Walter Hövel
Schlangestehen

 

Heute, 2016, stehe ich in der Post in einer langen Reihe und warte darauf mein Paket abzugeben.
Vor ein paar Tagen stand ich im Supermarkt, in einer der sieben langen Reihen und wartete dort.
„Ist ja wie in der Ostzone“, sage ich dann.

 

Vor vielen Jahren wurde uns das Anstehen in der Schlange als einer der übelsten Erscheinungen des realen Sozialismus in der DDR per Erzählung und Bild vor Augen geführt: „Weil es nichts gibt, müssen die Schlange stehen!“ Noch heute heißt es: "Schlangestehen gehörte zum Alltag in der DDR".

 

In der Tat gab es in meiner Kindheit bei uns keine Schlangen. Aber es gab auch keine Arbeitslosigkeit. Dafür ein bis zwei Weihnachtsgehälter und Urlaubsgeld.

 

Als die Mauer 1989 fiel, verschwanden die Schlangen vor den Geschäften in Ostdeutschland. Seither gibt es die Schlangen in West und Ost innerhalb der Geschäfte.

 

Selbst in Kriegszeiten standen meine Eltern nie in der Schlange.
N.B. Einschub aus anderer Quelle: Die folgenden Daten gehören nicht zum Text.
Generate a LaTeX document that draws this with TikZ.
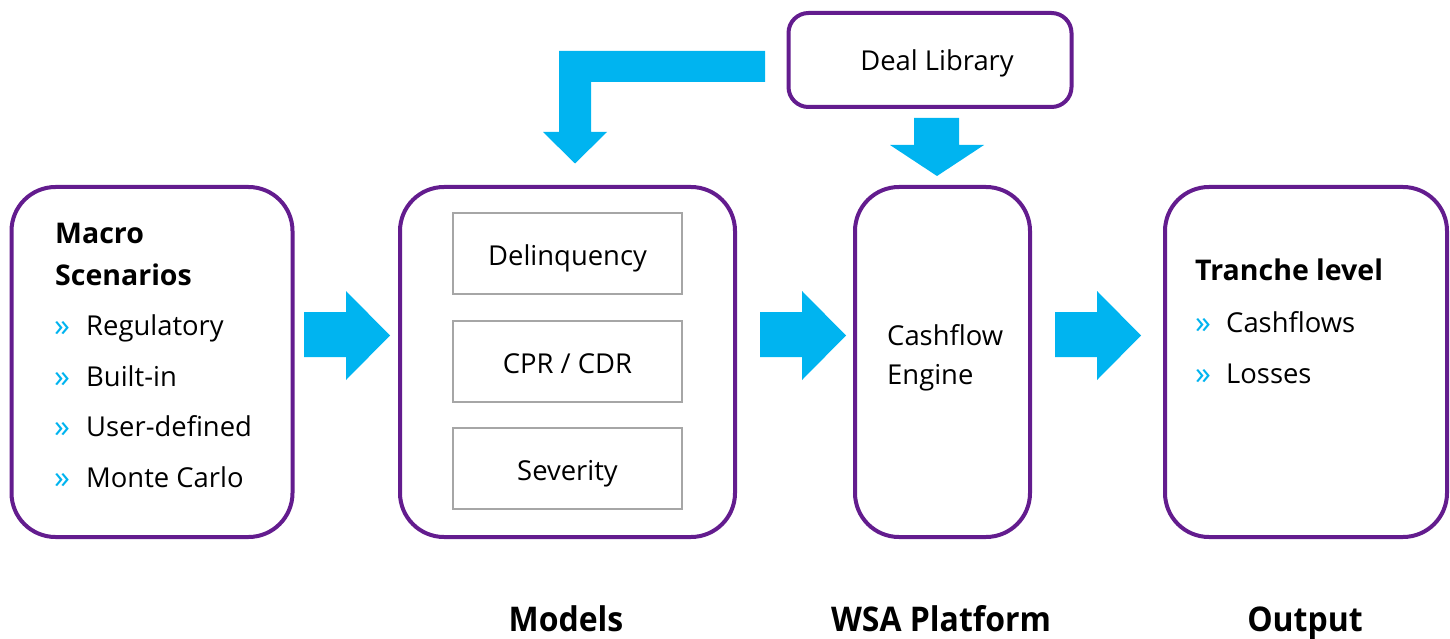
\documentclass[tikz,border=0pt]{standalone}
\usepackage{fontspec}
\setmainfont{Open Sans}
\newfontfamily\condensed[FakeStretch=0.94]{Open Sans}
\usetikzlibrary{positioning}
\definecolor{frame}{RGB}{99,28,142}
\definecolor{flow}{RGB}{0,180,240}
\definecolor{sub}{RGB}{166,166,166}
\tikzset{
  stage/.style={draw=frame, line width=4pt, rounded corners=44pt, fill=white, inner sep=0pt},
  library/.style={draw=frame, line width=4pt, rounded corners=20pt, fill=white, inner sep=0pt},
  part/.style={draw=sub, line width=2.8pt, inner sep=0pt, minimum width=229pt, minimum height=81pt,
    text height=23pt, text depth=0pt, font=\fontsize{27.4}{31}\selectfont},
  txt/.style={anchor=base west, inner sep=0pt, font=\fontsize{27.4}{31}\selectfont},
  head/.style={txt, font=\fontsize{28.5}{32}\selectfont\bfseries},
  bullet/.style={anchor=base west, inner sep=0pt, text=flow, font=\fontsize{32}{34}\selectfont},
  caption/.style={anchor=base, inner sep=0pt, font=\fontsize{34}{38}\selectfont\condensed\bfseries},
  block/.style={fill=flow, draw=none}
}
\begin{document}
\begin{tikzpicture}[x=1pt, y=-1pt]
\useasboundingbox (0,0) rectangle (1450,639);

% stage frames
\node[stage, minimum width=281pt, minimum height=350pt] (macro) at (152,362) {};
\node[stage, minimum width=335pt, minimum height=350pt] (models) at (567.5,362) {};
\node[stage, minimum width=175pt, minimum height=350pt] (engine) at (942.5,362) {};
\node[stage, minimum width=282pt, minimum height=350pt] (output) at (1306,362) {};
\node[library, minimum width=283pt, minimum height=94pt] (deal) at (930,60) {};

% model components
\node[part] (delinq) at (567.5,253.5) {Delinquency};
\node[part] (cpr) at (567.5,361.5) {CPR / CDR};
\node[part] (sev) at (567.5,468.5) {Severity};

% macro scenarios
\node[head] (mh1) at (55,243) {Macro};
\node[head] (mh2) at (55,285) {Scenarios};
\node[bullet] (mb1) at (54,336) {»};
\node[txt] (mt1) at (86,335) {Regulatory};
\node[bullet] (mb2) at (54,387) {»};
\node[txt] (mt2) at (86,386) {Built-in};
\node[bullet] (mb3) at (54,437) {»};
\node[txt] (mt3) at (86,436) {User-defined};
\node[bullet] (mb4) at (54,488) {»};
\node[txt] (mt4) at (86,487) {Monte Carlo};

% engine
\node[txt] (e1) at (887,345) {Cashflow};
\node[txt] (e2) at (887,384) {Engine};

% deal library
\node[txt, anchor=base] (dl) at (937,71) {Deal Library};

% output
\node[head] (oh) at (1195,280) {Tranche level};
\node[bullet] (ob1) at (1195,333) {»};
\node[txt] (ot1) at (1226,332) {Cashflows};
\node[bullet] (ob2) at (1195,384) {»};
\node[txt] (ot2) at (1226,383) {Losses};

% captions
\node[caption] (c1) at (566,631) {Models};
\node[caption] (c2) at (941,631) {WSA Platform};
\node[caption] (c3) at (1305,631) {Output};

% flow arrows between stages
\fill[block] (304,312) -- (346,312) -- (346,291) -- (390,335.5) -- (346,380) -- (346,357) -- (304,357) -- cycle;
\fill[block] (760,312) -- (802,312) -- (802,291) -- (846,335.5) -- (802,380) -- (802,357) -- (760,357) -- cycle;
\fill[block] (1055,312) -- (1097,312) -- (1097,291) -- (1141,335.5) -- (1097,380) -- (1097,357) -- (1055,357) -- cycle;

% deal library feeds the engine
\fill[block] (914,118) -- (959,118) -- (959,145) -- (984,145) -- (937,176) -- (890,145) -- (914,145) -- cycle;

% deal library feeds the models
\fill[block] (765,51) -- (765,82) -- (591,82) -- (591,132) -- (607,132) -- (575,163.5) -- (543,132) -- (559,132) -- (559,51) -- cycle;
\end{tikzpicture}
\end{document}
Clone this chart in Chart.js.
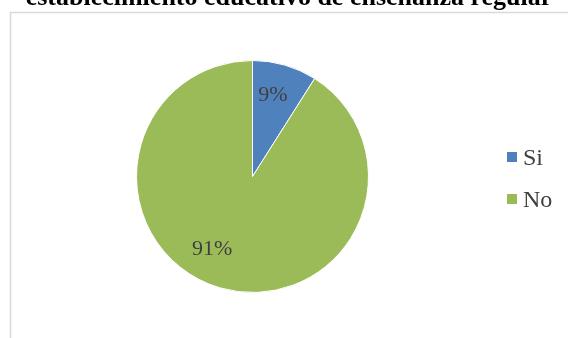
<!DOCTYPE html>
<html>
<head>
<meta charset="utf-8">
<script src="https://cdn.jsdelivr.net/npm/chart.js@4/dist/chart.umd.min.js"></script>
<style>
  html, body { margin: 0; padding: 0; background: #fff; }
  #wrap { width: 568px; height: 338px; }
  .preload { font-family: "Liberation Serif"; position: absolute; left: -999px; }
</style>
</head>
<body>
<span class="preload">Si No 9% <b>regular</b></span>
<div id="wrap"><canvas id="pie" width="568" height="338"></canvas></div>
<script>
// Respuestas
const categories = ['Si', 'No'];
const percents = [9, 91];
const colors = ['#4f81bd', '#9bbb59'];
const titleLine = 'establecimiento educativo de enseñanza regular';

// small angular nudges (degrees) for the value labels, Excel-style placement
const labelShiftDeg = [-2, 12.7];

const serif = '"Liberation Serif", "Times New Roman", Times, serif';
const textColor = '#404040';

// frame + clipped title line
const frame = {
    id: 'frame',
    beforeDraw(chart) {
        const ctx = chart.ctx;
        ctx.save();
        ctx.strokeStyle = '#d9d9d9';
        ctx.lineWidth = 1.5;
        ctx.beginPath();
        ctx.moveTo(10.5, 338);
        ctx.lineTo(10.5, 12.5);
        ctx.lineTo(568, 12.5);
        ctx.stroke();

        ctx.fillStyle = '#000';
        ctx.font = 'bold 26px ' + serif;
        ctx.textAlign = 'center';
        ctx.textBaseline = 'alphabetic';
        ctx.fillText(titleLine, 289, 5);
        ctx.restore();
    }
};

// percentage labels inside slices
const sliceLabels = {
    id: 'sliceLabels',
    afterDatasetsDraw(chart) {
        const ctx = chart.ctx;
        const meta = chart.getDatasetMeta(0);
        ctx.save();
        ctx.fillStyle = textColor;
        ctx.font = '22px ' + serif;
        ctx.textAlign = 'center';
        ctx.textBaseline = 'middle';
        meta.data.forEach((arc, i) => {
            const p = arc.getProps(['x', 'y', 'startAngle', 'endAngle', 'outerRadius'], true);
            const a = (p.startAngle + p.endAngle) / 2 + labelShiftDeg[i] * Math.PI / 180;
            const r = p.outerRadius * 0.72;
            ctx.fillText(percents[i] + '%', p.x + Math.cos(a) * r, p.y + Math.sin(a) * r);
        });
        ctx.restore();
    }
};

// legend on the right
const sideLegend = {
    id: 'sideLegend',
    afterDraw(chart) {
        const ctx = chart.ctx;
        ctx.save();
        ctx.font = '24px ' + serif;
        ctx.textBaseline = 'alphabetic';
        ctx.textAlign = 'left';
        categories.forEach((c, i) => {
            const y = 165 + i * 42;
            ctx.fillStyle = colors[i];
            ctx.fillRect(507, y - 13, 10, 10);
            ctx.fillStyle = textColor;
            ctx.fillText(c, 523, y);
        });
        ctx.restore();
    }
};

function drawChart() {
    new Chart(document.getElementById('pie'), {
        type: 'pie',
        data: {
            labels: categories,
            datasets: [{
                data: percents,
                backgroundColor: colors,
                borderColor: '#ffffff',
                borderWidth: 1
            }]
        },
        options: {
            responsive: false,
            animation: false,
            layout: { padding: { left: 136, right: 199, top: 60, bottom: 45 } },
            plugins: {
                legend: { display: false },
                tooltip: { enabled: false },
                title: { display: false }
            }
        },
        plugins: [frame, sliceLabels, sideLegend]
    });
}

Promise.all([
    document.fonts.load('24px "Liberation Serif"'),
    document.fonts.load('bold 26px "Liberation Serif"')
]).then(drawChart, drawChart);
</script>
</body>
</html>
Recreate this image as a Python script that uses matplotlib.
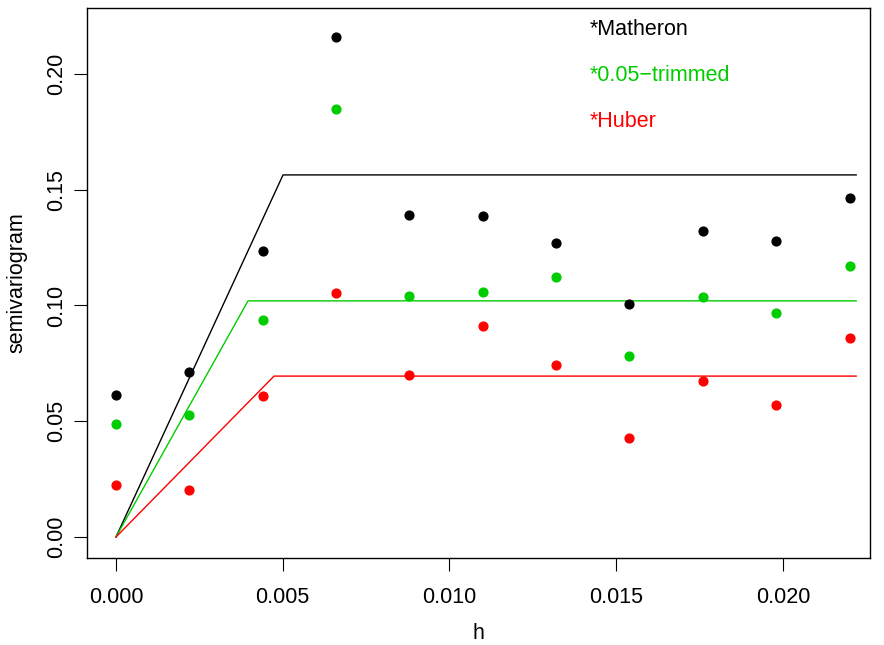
import matplotlib
matplotlib.use("Agg")
import matplotlib.pyplot as plt

plt.rcParams['font.family'] = ['Liberation Sans', 'DejaVu Sans']

# lag distances
h = [0.0, 0.0022, 0.0044, 0.0066, 0.0088, 0.011, 0.0132, 0.0154, 0.0176, 0.0198, 0.022]

# empirical semivariograms
matheron = [0.0613, 0.0713, 0.1235, 0.216, 0.139, 0.1387, 0.127, 0.1006, 0.1322, 0.1279, 0.1464]
trimmed = [0.0488, 0.0527, 0.0937, 0.1849, 0.1041, 0.1058, 0.1123, 0.0782, 0.1037, 0.0968, 0.1171]
huber = [0.0225, 0.0203, 0.0609, 0.1054, 0.070, 0.0911, 0.0743, 0.0428, 0.0674, 0.057, 0.086]

# fitted linear-with-sill models: x break points and y values
fit_x_m = [0.0, 0.00501, 0.0222]
fit_y_m = [0.0, 0.1564, 0.1564]
fit_x_t = [0.0, 0.00396, 0.0222]
fit_y_t = [0.0, 0.1020, 0.1020]
fit_x_h = [0.0, 0.00474, 0.0222]
fit_y_h = [0.0, 0.0695, 0.0695]

green = '#00CD00'
red = '#FF0000'

fig = plt.figure(figsize=(8.84, 6.45), dpi=100)
ax = fig.add_axes([0.0984, 0.1349, 0.8856, 0.8527])

ax.scatter(h, matheron, s=40, color='black', zorder=3)
ax.scatter(h, trimmed, s=40, color=green, zorder=3)
ax.scatter(h, huber, s=40, color=red, zorder=3)

ax.plot(fit_x_m, fit_y_m, color='black', lw=1)
ax.plot(fit_x_t, fit_y_t, color=green, lw=1)
ax.plot(fit_x_h, fit_y_h, color=red, lw=1)

ax.text(0.01421, 0.2191, '*Matheron', color='black', fontsize=15.5, va='center')
ax.text(0.01421, 0.1992, '*0.05\u2212trimmed', color=green, fontsize=15.5, va='center')
ax.text(0.01421, 0.1793, '*Huber', color=red, fontsize=15.5, va='center')

ax.set_xlim(-0.00087, 0.02261)
ax.set_ylim(-0.00907, 0.2285)
ax.set_xticks([0.0, 0.005, 0.010, 0.015, 0.020])
ax.set_xticklabels(['0.000', '0.005', '0.010', '0.015', '0.020'])
ax.set_yticks([0.0, 0.05, 0.10, 0.15, 0.20])
ax.set_yticklabels(['0.00', '0.05', '0.10', '0.15', '0.20'], rotation=90, va='center')
ax.tick_params(direction='out', length=9.5, labelsize=15.5)
ax.tick_params(axis='x', pad=11.5)
ax.tick_params(axis='y', pad=4.5)
ax.set_xlabel('h', fontsize=15.5, va='center')
ax.xaxis.set_label_coords(0.5, -0.138)
ax.set_ylabel('semivariogram', fontsize=15.5, va='center', ha='center')
ax.yaxis.set_label_coords(-0.0894, 0.5)
for s in ax.spines.values():
    s.set_linewidth(1)

fig.savefig('out.png', dpi=100)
Schließlich wurden die Deutschen mit allem, was sie wollten, durch das von ihnen eroberte Europa versorgt.

 

Heute gibt’s alles!

 

Die Besitzer der größten Lebensmittelketten gehören jetzt zu den größten Verdienern in Deutschland.

 

Heute gibt es alles, sogar aus aller Welt, zu kaufen. Und wir können überall in Europa, bei Aldi, REWE und Lidl, einkaufen.